The theoretical contribution is striking: the paper proves a counterintuitive high-dimensional phenomenon where attack difficulty decreases as input dimensionality increases. This directly threatens modern image and language model evaluation, where inputs routinely occupy millions of dimensions. An attacker with access to publicly available reward model weights can craft minimal perturbations that completely hijack which candidates the bandit selects as optimal.
For the AI development community, this has immediate practical implications. Companies relying on bandit-based evaluation for model selection face supply-chain risks from compromised reward models. The vulnerability extends to any system where evaluation feedback determines production decisions—from image generation quality assessments to language model safety scoring. Unlike adversarial attacks on training data, poisoning the reward model leaves no obvious traces in logs or data artifacts.

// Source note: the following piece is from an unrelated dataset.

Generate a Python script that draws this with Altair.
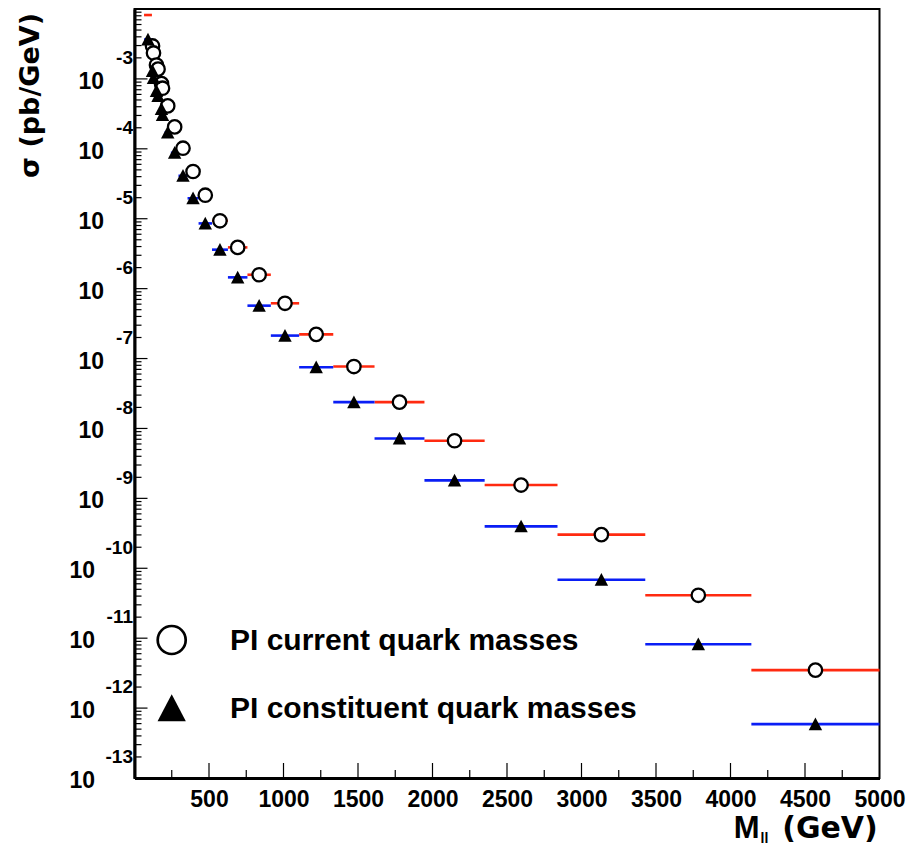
import altair as alt
import pandas as pd

# ---------------- data ----------------
# mass bins (GeV)
bin_low = [64, 117, 125, 139, 156, 176, 186, 202, 244, 295, 356, 430, 520, 627, 758, 915,
           1105, 1334, 1611, 1946, 2350, 2839, 3428, 4140]
bin_high = [117, 125, 130, 156, 160, 186, 190, 244, 295, 356, 430, 520, 627, 758, 915, 1105,
            1334, 1611, 1946, 2350, 2839, 3428, 4140, 5000]
# cross sections (pb/GeV)
sigma_current = [8.2e-3, 2.96e-3, 2.35e-3, 1.58e-3, 1.38e-3, 8.57e-4, 7.36e-4,
                 4.11e-4, 2.06e-4, 1.02e-4, 4.74e-5, 2.17e-5, 9.35e-6, 3.89e-6,
                 1.58e-6, 6.17e-7, 2.22e-7, 7.69e-8, 2.38e-8, 6.67e-9, 1.55e-9,
                 3.03e-10, 4.11e-11, 3.49e-12]
sigma_constituent = [3.66e-3, 1.30e-3, 1.03e-3, 6.74e-4, 5.71e-4, 3.73e-4, 3.06e-4,
                     1.71e-4, 8.77e-5, 4.11e-5, 1.96e-5, 8.57e-6, 3.61e-6, 1.45e-6,
                     5.71e-7, 2.13e-7, 7.52e-8, 2.38e-8, 7.2e-9, 1.81e-9, 3.98e-10,
                     6.85e-11, 8.2e-12, 5.9e-13]
# in the first bin the open-circle marker is not drawn, only its bar
current_marker_drawn = [False] + [True] * 23

x_tick_labels = [500, 1000, 1500, 2000, 2500, 3000, 3500, 4000, 4500, 5000]
y_decades = [-3, -4, -5, -6, -7, -8, -9, -10, -11, -12, -13]
legend_labels = ["PI current quark masses", "PI constituent quark masses"]
x_title = ["M", "ll", "(GeV)"]
y_title = "σ (pb/GeV)"

# ---------------- tables ----------------
df = pd.DataFrame({
    "lo": bin_low, "hi": bin_high,
    "cur": sigma_current, "con": sigma_constituent,
    "drawn": current_marker_drawn,
})
df["mid"] = (df["lo"] + df["hi"]) / 2.0

dec = pd.DataFrame({"e": y_decades})
dec["v"] = [10.0 ** e for e in y_decades]
dec["ten"] = "10"
dec["exp"] = [str(e) for e in y_decades]

ytk = []
for e in range(-13, -2):
    for k in range(1, 10):
        v = k * 10.0 ** e
        if v <= 1.0001e-2:
            ytk.append({"v": v, "major": k == 1})
ytk = pd.DataFrame(ytk)
xtk = pd.DataFrame({"v": list(range(250, 5000, 250))})
xtk["major"] = xtk["v"] % 500 == 0

W, H = 745, 769
FONT = "Liberation Sans"
RED = "#ff2a10"
BLUE = "#0a1ef5"
TRI = "M0,-1L1,0.9L-1,0.9Z"

xs = alt.Scale(domain=[0, 5000], nice=False, zero=False)
ys = alt.Scale(type="log", domain=[1e-13, 1e-2], nice=False)

base = alt.Chart(df)

red = base.mark_rule(color=RED, strokeWidth=2.6).encode(
    x=alt.X("lo:Q", scale=xs, axis=alt.Axis(values=x_tick_labels, ticks=False, grid=False,
            domainColor="black", domainWidth=3, labelFont=FONT, labelFontWeight="bold",
            labelFontSize=23, labelColor="black", labelPadding=10, labelFlush=False,
            labelOverlap=False, title=None, format="d")),
    x2="hi:Q",
    y=alt.Y("cur:Q", scale=ys, axis=alt.Axis(labels=False, ticks=False, grid=False,
            domainColor="black", domainWidth=3, title=None)),
)
blue = base.mark_rule(color=BLUE, strokeWidth=2.6).encode(
    x=alt.X("lo:Q", scale=xs), x2="hi:Q", y=alt.Y("con:Q", scale=ys))
circles = base.transform_filter("datum.drawn").mark_point(
    shape="circle", size=180, filled=False, fill="white", fillOpacity=1,
    stroke="black", strokeWidth=2.3, opacity=1).encode(
    x=alt.X("mid:Q", scale=xs), y=alt.Y("cur:Q", scale=ys))
tris = base.mark_point(shape=TRI, size=180, filled=True, color="black", opacity=1,
                       strokeWidth=0).encode(
    x=alt.X("mid:Q", scale=xs), y=alt.Y("con:Q", scale=ys))

# axis ticks drawn inside the frame (as in the reference)
ytick_major = alt.Chart(ytk).transform_filter("datum.major").mark_rule(
    color="black", strokeWidth=1.2).encode(
    y=alt.Y("v:Q", scale=ys), x=alt.value(0), x2=alt.value(13))
ytick_minor = alt.Chart(ytk).transform_filter("!datum.major").mark_rule(
    color="black", strokeWidth=1.2).encode(
    y=alt.Y("v:Q", scale=ys), x=alt.value(0), x2=alt.value(7))
xtick_major = alt.Chart(xtk).transform_filter("datum.major").mark_rule(
    color="black", strokeWidth=1.2).encode(
    x=alt.X("v:Q", scale=xs), y=alt.value(H), y2=alt.value(H - 15))
xtick_minor = alt.Chart(xtk).transform_filter("!datum.major").mark_rule(
    color="black", strokeWidth=1.2).encode(
    x=alt.X("v:Q", scale=xs), y=alt.value(H), y2=alt.value(H - 8))

# y labels 10^n
ten1 = alt.Chart(dec).transform_filter("datum.e >= -9").mark_text(
    font=FONT, fontWeight="bold", fontSize=23, align="right", baseline="alphabetic",
    dy=10, color="black").encode(
    y=alt.Y("v:Q", scale=ys), x=alt.value(-30.5), text="ten:N")
ten2 = alt.Chart(dec).transform_filter("datum.e < -9").mark_text(
    font=FONT, fontWeight="bold", fontSize=23, align="right", baseline="alphabetic",
    dy=10, color="black").encode(
    y=alt.Y("v:Q", scale=ys), x=alt.value(-39.5), text="ten:N")
expo = alt.Chart(dec).mark_text(
    font=FONT, fontWeight="bold", fontSize=19, align="right", baseline="alphabetic",
    dy=-14.7, color="black").encode(
    y=alt.Y("v:Q", scale=ys), x=alt.value(-1.5), text="exp:N")

# axis titles
tdf = pd.DataFrame({"t": [y_title]})
ytitle = alt.Chart(tdf).mark_text(
    font="DejaVu Sans", fontWeight="bold", fontSize=27, angle=270, align="right",
    baseline="alphabetic", color="black").encode(
    x=alt.value(-96), y=alt.value(4), text="t:N")
xt = pd.DataFrame({"t": x_title})
xtitle_m = alt.Chart(xt).transform_filter("datum.t == 'M'").mark_text(
    font=FONT, fontWeight="bold", fontSize=31, align="right", baseline="alphabetic",
    color="black").encode(x=alt.value(625), y=alt.value(829), text="t:N")
xtitle_ll = alt.Chart(xt).transform_filter("datum.t == 'll'").mark_text(
    font=FONT, fontWeight="bold", fontSize=14, align="left", baseline="alphabetic",
    color="black").encode(x=alt.value(626), y=alt.value(834), text="t:N")
xtitle_u = alt.Chart(xt).transform_filter("datum.t == '(GeV)'").mark_text(
    font="DejaVu Sans", fontWeight="bold", fontSize=30, align="center", baseline="alphabetic",
    color="black").encode(x=alt.value(695.5), y=alt.value(829), text="t:N")

# legend (drawn inside the frame, lower left)
ld = pd.DataFrame({"label": legend_labels})
leg_circle = alt.Chart(ld).transform_filter(
    alt.datum.label == legend_labels[0]).mark_point(
    shape="circle", size=784, filled=False, fill="white", fillOpacity=1,
    stroke="black", strokeWidth=2.7, opacity=1).encode(x=alt.value(37.2), y=alt.value(631))
leg_tri = alt.Chart(ld).transform_filter(
    alt.datum.label == legend_labels[1]).mark_point(
    shape=TRI, size=800, filled=True, color="black", opacity=1, strokeWidth=0).encode(
    x=alt.value(37.2), y=alt.value(699.5))
leg_t1 = alt.Chart(ld).transform_filter(alt.datum.label == legend_labels[0]).mark_text(
    font=FONT, fontWeight="bold", fontSize=30, align="left", baseline="alphabetic",
    color="black").encode(x=alt.value(95.5), y=alt.value(641), text="label:N")
leg_t2 = alt.Chart(ld).transform_filter(alt.datum.label == legend_labels[1]).mark_text(
    font=FONT, fontWeight="bold", fontSize=30, align="left", baseline="alphabetic",
    color="black").encode(x=alt.value(95.5), y=alt.value(709), text="label:N")

chart = alt.layer(
    red, blue, circles, tris,
    ytick_major, ytick_minor, xtick_major, xtick_minor,
    ten1, ten2, expo, ytitle, xtitle_m, xtitle_ll, xtitle_u,
    leg_circle, leg_tri, leg_t1, leg_t2,
).properties(
    width=W, height=H,
    autosize=alt.AutoSizeParams(type="none"),
    padding={"left": 126.5, "top": 1, "right": 30, "bottom": 70},
).configure_view(stroke="black", strokeWidth=2)

chart.save("out.html", embed_options={"renderer": "svg", "actions": False})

Defensive strategies require either cryptographic verification of reward model integrity, diversification across multiple independent evaluators, or architectural changes to bandit algorithms themselves. The research demonstrates that naive defenses fail; organizations must implement targeted countermeasures. As AI evaluation infrastructure becomes increasingly centralized and automated, this vulnerability could affect deployment decisions across the entire ecosystem.
- →Adversarial attacks on public reward models can manipulate offline bandit evaluation with imperceptible perturbations, achieving near-perfect attack success rates.
- →High-dimensional inputs create a counterintuitive vulnerability where attack difficulty decreases as dimensionality increases, making image and text evaluation especially susceptible.
- →Reward models distributed publicly on platforms like Hugging Face represent an exploitable attack surface that existing security practices don't address.
- →Compromised reward models can silently redirect AI system selection decisions without detectable traces in training data or evaluation logs.
- →Organizations using bandit algorithms for model evaluation need cryptographic verification or multi-evaluator redundancy to defend against this threat class.